[Data extracted from a collection]
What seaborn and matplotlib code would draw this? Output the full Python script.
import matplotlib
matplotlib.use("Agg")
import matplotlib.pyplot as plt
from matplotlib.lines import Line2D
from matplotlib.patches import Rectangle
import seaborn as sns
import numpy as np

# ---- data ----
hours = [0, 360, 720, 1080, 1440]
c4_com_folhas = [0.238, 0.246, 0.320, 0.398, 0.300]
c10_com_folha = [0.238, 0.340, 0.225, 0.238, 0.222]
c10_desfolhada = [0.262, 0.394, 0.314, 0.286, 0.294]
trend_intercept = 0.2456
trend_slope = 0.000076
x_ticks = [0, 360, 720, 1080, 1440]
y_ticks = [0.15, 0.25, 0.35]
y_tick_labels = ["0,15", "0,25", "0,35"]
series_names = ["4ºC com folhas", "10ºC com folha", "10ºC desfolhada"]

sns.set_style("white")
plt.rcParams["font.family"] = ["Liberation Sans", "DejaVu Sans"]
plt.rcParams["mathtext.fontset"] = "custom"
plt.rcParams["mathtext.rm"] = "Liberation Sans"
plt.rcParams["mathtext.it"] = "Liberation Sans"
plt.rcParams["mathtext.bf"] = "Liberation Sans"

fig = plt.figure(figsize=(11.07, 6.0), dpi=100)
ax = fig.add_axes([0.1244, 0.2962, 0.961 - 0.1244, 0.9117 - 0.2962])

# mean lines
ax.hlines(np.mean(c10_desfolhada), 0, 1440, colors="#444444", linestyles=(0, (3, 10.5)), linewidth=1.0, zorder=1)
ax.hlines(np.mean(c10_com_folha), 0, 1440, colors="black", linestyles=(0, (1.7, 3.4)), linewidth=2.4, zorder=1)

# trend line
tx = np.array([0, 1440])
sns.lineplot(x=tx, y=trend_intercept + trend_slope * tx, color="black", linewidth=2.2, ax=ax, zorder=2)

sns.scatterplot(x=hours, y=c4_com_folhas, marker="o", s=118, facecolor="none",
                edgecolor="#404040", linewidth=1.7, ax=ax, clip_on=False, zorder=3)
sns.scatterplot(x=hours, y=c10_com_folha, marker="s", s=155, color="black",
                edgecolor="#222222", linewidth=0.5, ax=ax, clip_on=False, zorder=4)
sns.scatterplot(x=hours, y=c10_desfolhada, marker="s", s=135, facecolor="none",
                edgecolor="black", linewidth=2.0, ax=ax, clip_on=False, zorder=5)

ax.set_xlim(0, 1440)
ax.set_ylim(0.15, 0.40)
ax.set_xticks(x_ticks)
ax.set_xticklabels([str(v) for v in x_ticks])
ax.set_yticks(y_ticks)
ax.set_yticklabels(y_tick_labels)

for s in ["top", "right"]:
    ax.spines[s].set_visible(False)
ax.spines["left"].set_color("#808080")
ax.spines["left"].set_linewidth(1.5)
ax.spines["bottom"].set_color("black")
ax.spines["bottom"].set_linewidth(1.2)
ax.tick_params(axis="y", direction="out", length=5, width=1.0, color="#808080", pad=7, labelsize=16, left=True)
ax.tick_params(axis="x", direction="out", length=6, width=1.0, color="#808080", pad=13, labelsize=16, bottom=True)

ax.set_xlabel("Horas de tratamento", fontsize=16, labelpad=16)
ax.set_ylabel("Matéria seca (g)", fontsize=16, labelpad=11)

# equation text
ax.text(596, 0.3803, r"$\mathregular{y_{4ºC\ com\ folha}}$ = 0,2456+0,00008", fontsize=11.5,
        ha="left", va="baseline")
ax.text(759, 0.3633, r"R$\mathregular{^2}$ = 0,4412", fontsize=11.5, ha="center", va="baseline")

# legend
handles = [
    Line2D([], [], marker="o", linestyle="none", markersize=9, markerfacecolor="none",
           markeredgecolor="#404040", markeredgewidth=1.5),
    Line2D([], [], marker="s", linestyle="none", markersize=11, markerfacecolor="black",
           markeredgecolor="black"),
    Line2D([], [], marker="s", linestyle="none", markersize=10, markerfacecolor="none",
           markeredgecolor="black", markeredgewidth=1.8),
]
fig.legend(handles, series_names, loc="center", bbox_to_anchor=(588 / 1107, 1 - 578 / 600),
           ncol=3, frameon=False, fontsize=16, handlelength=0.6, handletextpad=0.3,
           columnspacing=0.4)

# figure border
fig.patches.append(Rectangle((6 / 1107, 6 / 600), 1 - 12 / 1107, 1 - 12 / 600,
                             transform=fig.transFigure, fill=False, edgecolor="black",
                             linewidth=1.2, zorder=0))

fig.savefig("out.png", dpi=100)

==

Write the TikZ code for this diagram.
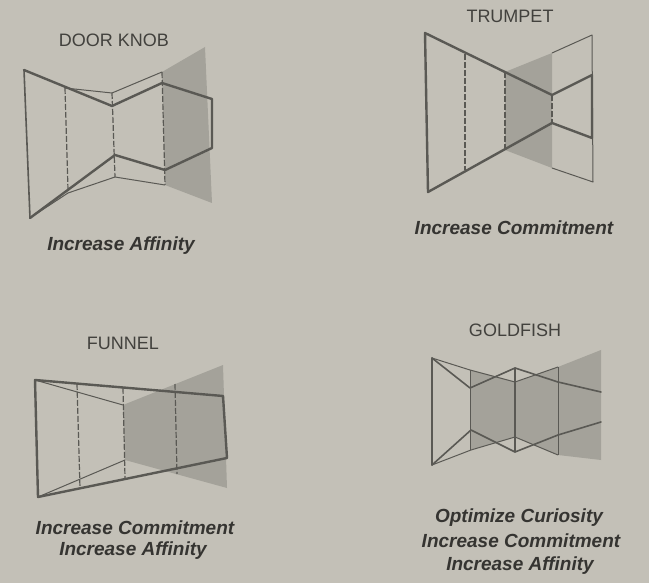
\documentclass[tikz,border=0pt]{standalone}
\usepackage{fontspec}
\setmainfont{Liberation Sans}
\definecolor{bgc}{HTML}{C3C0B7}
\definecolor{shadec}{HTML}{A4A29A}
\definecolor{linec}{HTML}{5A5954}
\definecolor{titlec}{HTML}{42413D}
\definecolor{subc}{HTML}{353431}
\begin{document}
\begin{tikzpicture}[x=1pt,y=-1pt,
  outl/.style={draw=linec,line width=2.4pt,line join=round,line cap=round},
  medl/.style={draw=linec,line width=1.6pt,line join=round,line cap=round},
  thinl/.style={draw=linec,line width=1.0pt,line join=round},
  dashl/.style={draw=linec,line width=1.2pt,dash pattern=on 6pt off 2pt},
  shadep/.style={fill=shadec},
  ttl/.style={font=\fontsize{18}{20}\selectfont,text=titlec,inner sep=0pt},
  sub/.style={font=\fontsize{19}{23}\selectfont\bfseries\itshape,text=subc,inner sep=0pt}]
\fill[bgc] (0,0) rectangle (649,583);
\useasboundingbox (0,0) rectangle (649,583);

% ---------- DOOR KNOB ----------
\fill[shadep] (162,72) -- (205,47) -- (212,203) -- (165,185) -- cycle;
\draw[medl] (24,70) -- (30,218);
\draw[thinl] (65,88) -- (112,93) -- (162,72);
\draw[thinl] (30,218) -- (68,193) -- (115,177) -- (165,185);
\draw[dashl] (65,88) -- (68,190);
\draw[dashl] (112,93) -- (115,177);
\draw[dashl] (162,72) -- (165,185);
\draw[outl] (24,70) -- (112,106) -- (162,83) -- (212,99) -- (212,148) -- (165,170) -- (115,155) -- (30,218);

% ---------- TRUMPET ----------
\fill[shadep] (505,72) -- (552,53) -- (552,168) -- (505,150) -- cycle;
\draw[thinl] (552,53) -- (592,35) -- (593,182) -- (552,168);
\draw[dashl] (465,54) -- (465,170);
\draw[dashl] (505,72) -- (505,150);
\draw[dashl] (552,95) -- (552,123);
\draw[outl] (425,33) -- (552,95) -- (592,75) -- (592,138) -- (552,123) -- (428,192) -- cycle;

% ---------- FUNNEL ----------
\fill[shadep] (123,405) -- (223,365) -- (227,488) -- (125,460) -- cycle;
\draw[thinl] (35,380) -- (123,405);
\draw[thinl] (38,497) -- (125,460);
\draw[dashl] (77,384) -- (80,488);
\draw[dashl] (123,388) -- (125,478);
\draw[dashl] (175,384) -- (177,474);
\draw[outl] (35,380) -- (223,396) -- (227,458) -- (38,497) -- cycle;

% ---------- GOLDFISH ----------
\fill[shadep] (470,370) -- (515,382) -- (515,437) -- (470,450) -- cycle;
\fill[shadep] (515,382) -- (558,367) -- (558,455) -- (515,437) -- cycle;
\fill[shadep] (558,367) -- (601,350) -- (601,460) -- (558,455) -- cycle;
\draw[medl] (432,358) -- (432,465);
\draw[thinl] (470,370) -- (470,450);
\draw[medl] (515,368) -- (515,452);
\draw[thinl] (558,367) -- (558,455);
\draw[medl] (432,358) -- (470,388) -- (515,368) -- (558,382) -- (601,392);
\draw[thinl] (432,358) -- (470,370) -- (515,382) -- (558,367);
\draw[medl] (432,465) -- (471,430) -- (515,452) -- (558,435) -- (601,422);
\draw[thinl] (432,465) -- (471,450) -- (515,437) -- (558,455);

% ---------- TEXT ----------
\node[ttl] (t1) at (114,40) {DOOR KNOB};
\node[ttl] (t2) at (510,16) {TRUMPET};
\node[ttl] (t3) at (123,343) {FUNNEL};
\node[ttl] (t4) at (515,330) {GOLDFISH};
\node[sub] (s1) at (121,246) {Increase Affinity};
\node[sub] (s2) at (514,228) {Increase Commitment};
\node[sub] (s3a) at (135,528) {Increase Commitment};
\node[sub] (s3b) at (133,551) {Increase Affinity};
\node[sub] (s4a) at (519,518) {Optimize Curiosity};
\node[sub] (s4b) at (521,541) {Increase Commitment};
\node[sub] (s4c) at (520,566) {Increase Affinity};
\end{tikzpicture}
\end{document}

OBJECTIVE: Reply with nothing except the number of lines in the listing above that include the string "code".

OUTPUT: 2